I read this a few years ago and I honestly don't remember much about it. I know I didn't love it. In fact, I can't really remember the plot!

Charlotte said...

I really liked it when I was a kid. I'll have to try it again to see if my adult self likes it.

CarrieM said...

I don't think 18 times is an exaggeration. I've read it probably every couple of years since I was in 2nd grade. I think this book has to grab you at the right age, and when it does, it's powerful!

Julie said...

I read this as a kid and loved it. When I was all grown up (!?!) I realized there were sequels and was frustrated for my child-self because she would have been through the roof to read them. So I re-read the first one. It was okay, but really strange. Then I read the sequel - and it was not okay. I've stopped reading the series. Maybe I just don't get it anymore. :(

Anonymous said...

I did not like it very much at all. I agree with your review.

Suey said...

I also loved it when I read it as a kid. I haven't done a re-read, and wonder if I would still love it or not.

Laura H said...

I read it as a kid and didnt like it at all. Was going to re-read it last year but my sister read it and said "Dont bother"

Shelley said...

Oh, I have to really stand up for this book. I think it's one of the top maybe five books of childhood: it affirms, in a not simple-minded way, that parents are vulnerable, that it's okay to be different and confused, that anger can be thought about, and that people can care very much about each other even when the external world is terrifying. It has stuff kids need to know, and the book respects their intelligence.

Shelley said...

I'll have to be another Shelley who loved this book. It seems like I was most moved by the themes of the book, and I'm generally accepting of weird stuff in books, so maybe that's a factor. It's been maybe ten years since I've read it, but I seem to remember a strong message about freedom of choice that I found powerful?
Having said that, I did NOT like the second one. Weird! It came across as a bit silly. Just like Julie, I stopped there even though I have a boxed set of four.

eceldridge said...

I first read this right before high school, and I remember liking it, although not as much as others had hyped it up to be. It is imaginative, but I'd agree that Meg complained too much.
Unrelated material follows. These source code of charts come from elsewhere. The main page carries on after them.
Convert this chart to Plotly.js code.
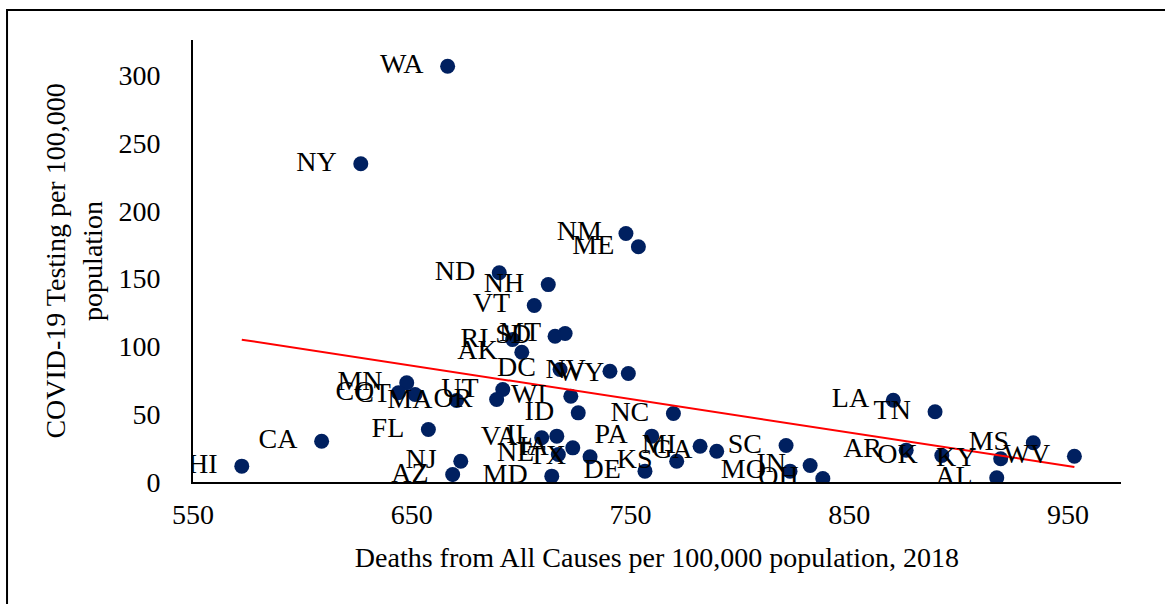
<!DOCTYPE html>
<html>
<head>
<meta charset="utf-8">
<script src="https://cdn.plot.ly/plotly-3.0.1.min.js"></script>
<style>
  html, body { margin: 0; padding: 0; background: #fff; overflow: hidden; }
  #chart { width: 1165px; height: 604px; }
</style>
</head>
<body>
<div id="chart"></div>
<script>
// State abbreviations
const states = ["WA","NY","NM","ME","ND","NH","VT","MT","SD","RI","AK","DC","NV","WY",
  "MN","CO","CT","MA","UT","OR","FL","CA","HI","NJ","AZ","WI","ID","NC","VA","IL",
  "IA","NE","TX","MD","PA","DE","KS","MI","GA","SC","MO","IN","OH","LA","TN","AR",
  "OK","KY","MS","WV","AL"];
// Deaths from all causes per 100,000 population, 2018
const deaths = [666.4,626.7,747.9,753.6,690.0,712.4,706.0,720.1,715.5,696.1,700.3,717.8,740.6,749.0,
  647.7,643.9,651.5,670.5,691.6,688.8,657.6,608.8,572.3,672.4,668.7,722.7,726.1,769.6,709.4,716.3,
  723.6,717.0,731.5,714.0,759.7,756.6,771.1,781.8,789.4,821.1,822.9,832.1,837.9,870.1,889.2,876.0,
  892.3,919.2,934.1,952.9,917.4];
// COVID-19 testing per 100,000 population
const testing = [306.6,234.7,183.3,173.5,154.3,145.6,130.2,109.5,107.5,105.1,95.7,83.0,81.7,80.0,
  73.2,65.8,64.5,60.1,68.2,60.8,38.7,30.1,11.7,15.3,5.5,63.3,51.0,50.5,32.6,33.8,
  25.2,20.3,18.6,4.3,33.8,8.0,15.3,26.4,22.7,26.9,8.0,12.2,2.6,60.3,51.8,23.5,
  19.5,17.1,28.9,19.0,3.1];
const xTicks = [550, 650, 750, 850, 950];
const yTicks = [0, 50, 100, 150, 200, 250, 300];

// Linear least-squares trendline from the data
const n = deaths.length;
const mx = deaths.reduce((a,b)=>a+b,0)/n;
const my = testing.reduce((a,b)=>a+b,0)/n;
let sxy = 0, sxx = 0;
for (let i = 0; i < n; i++) { sxy += (deaths[i]-mx)*(testing[i]-my); sxx += (deaths[i]-mx)**2; }
const slope = sxy/sxx, intercept = my - slope*mx;
const xmin = Math.min(...deaths), xmax = Math.max(...deaths);
const trendX = [xmin, xmax];
const trendY = trendX.map(v => intercept + slope*v);

const FONT = '"Liberation Serif", "Times New Roman", serif';

const traces = [
  { x: deaths, y: testing, type: 'scatter', mode: 'markers',
    marker: { color: '#002060', size: 15 }, hoverinfo: 'skip', showlegend: false },
  { x: trendX, y: trendY, type: 'scatter', mode: 'lines',
    line: { color: '#FF0000', width: 2 }, hoverinfo: 'skip', showlegend: false },
  { x: deaths, y: testing, type: 'scatter', mode: 'markers+text', text: states,
    textposition: 'middle left', textfont: { family: FONT, size: 28, color: '#000' },
    marker: { size: 37, opacity: 0 }, hoverinfo: 'skip', showlegend: false }
];

const layout = {
  width: 1165, height: 604,
  margin: { l: 193, r: 44, t: 40, b: 122 },
  paper_bgcolor: '#fff', plot_bgcolor: '#fff',
  font: { family: FONT, size: 28, color: '#000' },
  xaxis: {
    range: [550, 974.2], tickvals: xTicks, ticktext: xTicks.map(String),
    showgrid: false, zeroline: false, showline: true, linecolor: '#000', linewidth: 2,
    ticks: '', ticklabelstandoff: 6,
    tickfont: { family: FONT, size: 28, color: '#000' },
    title: { text: 'Deaths from All Causes per 100,000 population, 2018',
             font: { family: FONT, size: 28, color: '#000' }, standoff: 19 }
  },
  yaxis: {
    range: [0, 326], tickvals: yTicks, ticktext: yTicks.map(String),
    showgrid: false, zeroline: false, showline: true, linecolor: '#000', linewidth: 2,
    ticks: '', ticklabelstandoff: 25,
    tickfont: { family: FONT, size: 28, color: '#000' },
    title: { text: 'COVID-19 Testing per 100,000<br>population',
             font: { family: FONT, size: 28, color: '#000' }, standoff: 8 }
  },
  shapes: [{
    type: 'rect', xref: 'paper', yref: 'paper',
    x0: -0.2004, x1: 1.08, y0: -0.35, y1: 1.0679,
    line: { color: '#000', width: 2 }, fillcolor: 'rgba(0,0,0,0)', layer: 'above'
  }]
};

Plotly.newPlot('chart', traces, layout, { staticPlot: true, displayModeBar: false });
</script>
</body>
</html>
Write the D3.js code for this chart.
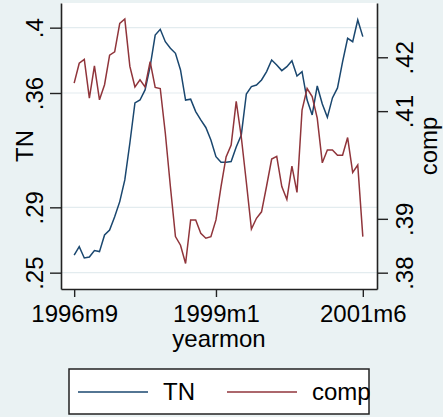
<html>
    <head>
        <script src="https://d3js.org/d3.v7.min.js" charset="utf-8"></script>
        <style>
            body { margin: 0; background: #eaf2f3; }
            text { font-family: "Liberation Sans", Arial, sans-serif; fill: #000; }
        </style>
    </head>

    <body>
    </body>

    <script>
        // Monthly series, 1996m9 .. 2001m6
        var startYear = 1996;
        var startMonth = 9;

        var tnValues = [.2608, .2659, .2590, .2596, .2635, .2629, .2731, .2761, .2843, .2935,
                        .3068, .3294, .3539, .3557, .3619, .3761, .3955, .3990, .3914, .3874,
                        .3843, .3741, .3557, .3562, .3486, .3435, .3389, .3312, .3210, .3176,
                        .3176, .3180, .3270, .3343, .3594, .3639, .3649, .3680, .3731, .3802,
                        .3772, .3737, .3761, .3798, .3704, .3731, .3557, .3466, .3643, .3533,
                        .3451, .3570, .3631, .3790, .3935, .3914, .4047, .3945];

        var compValues = [.4152, .4189, .4196, .4124, .4184, .4121, .4149, .4204, .4210, .4263,
                          .4271, .4183, .4145, .4158, .4145, .4192, .4144, .4142, .4059, .3960,
                          .3867, .3851, .3817, .3898, .3898, .3873, .3864, .3867, .3898, .3960,
                          .4015, .4037, .4118, .4052, .3968, .3881, .3901, .3913, .3961, .4011,
                          .4016, .3960, .3936, .3998, .3949, .4102, .4142, .4127, .4087, .4004,
                          .4028, .4028, .4018, .4018, .4051, .3986, .4000, .3867];

        var xTickLabels = ["1996m9", "1999m1", "2001m6"];
        var tnTicks = [.25, .29, .36, .4];
        var compTicks = [.38, .39, .41, .42];

        var seriesNames = ["TN", "comp"];
        var seriesColors = ["#1a476f", "#90353b"];

        var chartWidth = 443;
        var chartHeight = 417;

        // plot region (note: "top" is taken by window.top, so prefix these)
        var plotLeft = 61, plotRight = 377, plotTop = 3, plotBottom = 289;

        var svg = d3.select("body").append("svg")
            .attr("width", chartWidth)
            .attr("height", chartHeight);

        svg.append("rect")
            .attr("width", chartWidth)
            .attr("height", chartHeight)
            .attr("fill", "#eaf2f3");

        svg.append("rect")
            .attr("x", plotLeft)
            .attr("y", plotTop)
            .attr("width", plotRight - plotLeft)
            .attr("height", plotBottom - plotTop)
            .attr("fill", "#ffffff");

        // month index from a "1999m1" style label
        function monthIndex(label) {
            var parts = label.split("m");
            return (+parts[0] - startYear) * 12 + (+parts[1] - startMonth);
        }

        // Stata style: .25 not 0.25
        function stataFormat(v) {
            return String(v).replace(/^0\./, ".");
        }

        var x = d3.scaleLinear().domain([-2.6, 59.8]).range([plotLeft, plotRight]);
        var yTN = d3.scaleLinear().domain([.24, .4151]).range([plotBottom, plotTop]);
        var yComp = d3.scaleLinear().domain([.37697, .43008]).range([plotBottom, plotTop]);

        // gridlines follow the left axis
        svg.selectAll(".grid")
            .data(tnTicks)
            .enter().append("line")
            .attr("x1", plotLeft)
            .attr("x2", plotRight)
            .attr("y1", function(d) { return yTN(d); })
            .attr("y2", function(d) { return yTN(d); })
            .attr("stroke", "#e3ecef")
            .attr("stroke-width", 1.2);

        // the two lines
        var tnLine = d3.line()
            .x(function(d, i) { return x(i); })
            .y(function(d) { return yTN(d); });

        var compLine = d3.line()
            .x(function(d, i) { return x(i); })
            .y(function(d) { return yComp(d); });

        svg.append("path")
            .attr("d", tnLine(tnValues))
            .attr("fill", "none")
            .attr("stroke", seriesColors[0])
            .attr("stroke-width", 1.5);

        svg.append("path")
            .attr("d", compLine(compValues))
            .attr("fill", "none")
            .attr("stroke", seriesColors[1])
            .attr("stroke-width", 1.5);

        // axes
        var leftAxis = svg.append("g")
            .attr("transform", "translate(" + plotLeft + ",0)")
            .call(d3.axisLeft(yTN).tickValues(tnTicks).tickFormat(stataFormat).tickSize(11).tickSizeOuter(0));

        var rightAxis = svg.append("g")
            .attr("transform", "translate(" + plotRight + ",0)")
            .call(d3.axisRight(yComp).tickValues(compTicks).tickFormat(stataFormat).tickSize(11).tickSizeOuter(0));

        var bottomAxis = svg.append("g")
            .attr("transform", "translate(0," + plotBottom + ")")
            .call(d3.axisBottom(x).tickValues(xTickLabels.map(monthIndex))
                .tickFormat(function(d, i) { return xTickLabels[i]; })
                .tickSize(8).tickSizeOuter(0));

        [leftAxis, rightAxis, bottomAxis].forEach(function(a) {
            a.select(".domain").attr("stroke", "#222").attr("stroke-width", 1.6);
            a.selectAll(".tick line").attr("stroke", "#222").attr("stroke-width", 1.4);
            a.selectAll("text").style("font-size", "24px").attr("fill", "#000");
        });

        // rotated tick labels, reading bottom to top
        leftAxis.selectAll(".tick text")
            .attr("transform", "rotate(-90)")
            .attr("x", 0).attr("y", -18).attr("dy", 0)
            .style("text-anchor", "middle");

        rightAxis.selectAll(".tick text")
            .attr("transform", "rotate(-90)")
            .attr("x", 0).attr("y", 36).attr("dy", 0)
            .style("text-anchor", "middle");

        bottomAxis.selectAll(".tick text")
            .attr("y", 33).attr("dy", 0);

        // axis titles
        svg.append("text")
            .attr("transform", "translate(33," + ((plotTop + plotBottom) / 2) + ") rotate(-90)")
            .attr("text-anchor", "middle")
            .style("font-size", "24px")
            .text("TN");

        svg.append("text")
            .attr("transform", "translate(437," + ((plotTop + plotBottom) / 2) + ") rotate(-90)")
            .attr("text-anchor", "middle")
            .style("font-size", "24px")
            .text("comp");

        svg.append("text")
            .attr("x", (plotLeft + plotRight) / 2)
            .attr("y", 347)
            .attr("text-anchor", "middle")
            .style("font-size", "24px")
            .text("yearmon");

        // legend
        svg.append("rect")
            .attr("x", 69)
            .attr("y", 369)
            .attr("width", 300)
            .attr("height", 45)
            .attr("fill", "#ffffff")
            .attr("stroke", "#222")
            .attr("stroke-width", 1.5);

        var legendLineX = [78, 227];
        var legendTextX = [163, 312];
        seriesNames.forEach(function(name, i) {
            svg.append("line")
                .attr("x1", legendLineX[i])
                .attr("x2", legendLineX[i] + 70)
                .attr("y1", 392)
                .attr("y2", 392)
                .attr("stroke", seriesColors[i])
                .attr("stroke-width", 1.5);
            svg.append("text")
                .attr("x", legendTextX[i])
                .attr("y", 400)
                .style("font-size", "24px")
                .text(name);
        });
    </script>
</html>
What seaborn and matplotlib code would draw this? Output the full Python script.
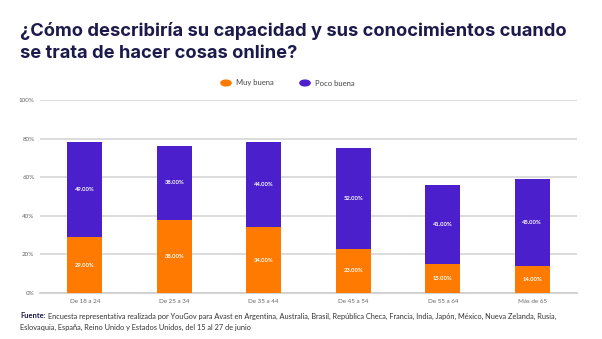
import numpy as np
import pandas as pd
import seaborn as sns
import matplotlib.pyplot as plt

grupos = ["De 18 a 24", "De 25 a 34", "De 35 a 44", "De 45 a 54", "De 55 a 64", "Más de 65"]
muy_buena = [29, 38, 34, 23, 15, 14]
poco_buena = [49, 38, 44, 52, 41, 45]
y_ticks = [0, 20, 40, 60, 80, 100]

naranja = "#FF7A00"
morado = "#4B20CC"
navy = "#1B1A4A"

sns.set_theme(style="white")
plt.rcParams["font.family"] = ["Lato", "DejaVu Sans"]

df = pd.DataFrame({"grupo": grupos, "muy": muy_buena, "poco": poco_buena})
df["total"] = df["muy"] + df["poco"]

fig = plt.figure(figsize=(6.02, 3.39), dpi=100)
ax = fig.add_axes([40 / 602, 1 - 293 / 339, 537 / 602, 193 / 339])

sns.barplot(data=df, x="grupo", y="total", color=morado, width=0.39,
            saturation=1, linewidth=0, ax=ax, zorder=3)
sns.barplot(data=df, x="grupo", y="muy", color=naranja, width=0.39,
            saturation=1, linewidth=0, ax=ax, zorder=3)

for i, (m, p) in enumerate(zip(muy_buena, poco_buena)):
    ax.text(i, m / 2, f"{m:.2f}%", ha="center", va="center", color="white",
            fontsize=4.2, fontweight="bold", zorder=4)
    ax.text(i, m + p / 2, f"{p:.2f}%", ha="center", va="center", color="white",
            fontsize=4.2, fontweight="bold", zorder=4)

ax.set_ylim(0, 100)
ax.set_xlim(-0.5, 5.5)
ax.set_yticks(y_ticks)
ax.set_yticklabels([f"{t}%" for t in y_ticks])
ax.yaxis.grid(True, color="#d9d9d9", linewidth=1.3, zorder=0)
ax.set_xlabel("")
ax.set_ylabel("")
for s in ["top", "right", "left"]:
    ax.spines[s].set_visible(False)
ax.spines["bottom"].set_color("#d0d0d0")
ax.spines["bottom"].set_linewidth(1.3)
ax.tick_params(axis="both", length=0, labelsize=4.5, labelcolor="#666666", pad=4)

titulo = dict(fontsize=13.2, fontweight="bold", color=navy, va="center",
              family=["Inter", "Lato", "DejaVu Sans"])
fig.text(20 / 602, 1 - 31 / 339, "¿Cómo describiría su capacidad y sus conocimientos cuando", **titulo)
fig.text(20 / 602, 1 - 53 / 339, "se trata de hacer cosas online?", **titulo)

# leyenda
fig.patches.append(plt.Circle((226 / 602, 1 - 83 / 339), 0.0085, transform=fig.transFigure,
                              color=naranja, figure=fig))
fig.text(236 / 602, 1 - 83 / 339, "Muy buena", fontsize=5.5, color="#444444", va="center")
fig.patches.append(plt.Circle((305 / 602, 1 - 83 / 339), 0.0085, transform=fig.transFigure,
                              color=morado, figure=fig))
fig.text(315 / 602, 1 - 83 / 339, "Poco buena", fontsize=5.5, color="#444444", va="center")

fuente = fig.text(20 / 602, 1 - 316 / 339, "Fuente:", fontsize=5.5, fontweight="bold",
                  color=navy, va="center")
r = fig.canvas.get_renderer()
x1 = fuente.get_window_extent(r).x1 / (6.02 * 100) + 2 / 602
fig.text(x1, 1 - 316 / 339,
         "Encuesta representativa realizada por YouGov para Avast en Argentina, Australia, Brasil, República Checa, Francia, India, Japón, México, Nueva Zelanda, Rusia,",
         fontsize=5.35, color="#333333", va="center")
fig.text(20 / 602, 1 - 327 / 339,
         "Eslovaquia, España, Reino Unido y Estados Unidos, del 15 al 27 de junio",
         fontsize=5.35, color="#333333", va="center")

fig.savefig("out.png", dpi=100)
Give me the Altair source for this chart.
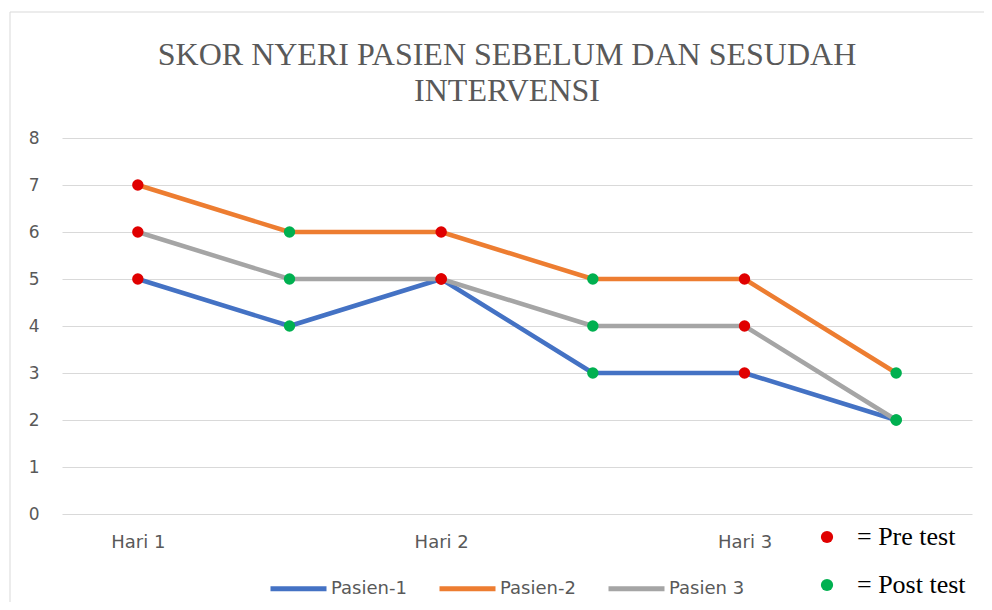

Not quite the Bradys said...

Kim, did you read this with Christian allegory in mind? Because it is one and I LOVE the illustration of life without agency under SomeoneElse's rule. I'm just saying. Also, I think the language doesn't draw you in as an adult because it is intended for intermediate age readers.

Kim said...

I did recognize the Christian allegory and I did appreciate the themes, I just didn't like the execution of it. Maybe it was the language, maybe it was the reader(since this was an audiobook), maybe the beings were too weird (Mrs. What's It, Mrs. Who and Mrs. Which?--I didn't get these three--and Aunt Beast? Just weird). I like a little fantasy but not high fantasy. I think that's why I didn't like it very much. I can definitely appreciate why so many of you liked it, though.

Not quite the Bradys said...

oh yes. i didn't like them either. :)

Laura Fabiani said...

I agree with you, Kim. I began reading this with my daughter and although we had to reread some parts that were not clear for us (high fantasy, as you said), we only decided to put the book down when the woman with the crystal ball shows up. The Bible clearly condemns fortunetelling and this was bordering too much on this theme for our comfort. I have to say, my daughter was not too disappointed when we did not continue reading it.

Anonymous said...

Wait, the first was weird but the rest of the series was interesting. If you keep going the series will get you thinking!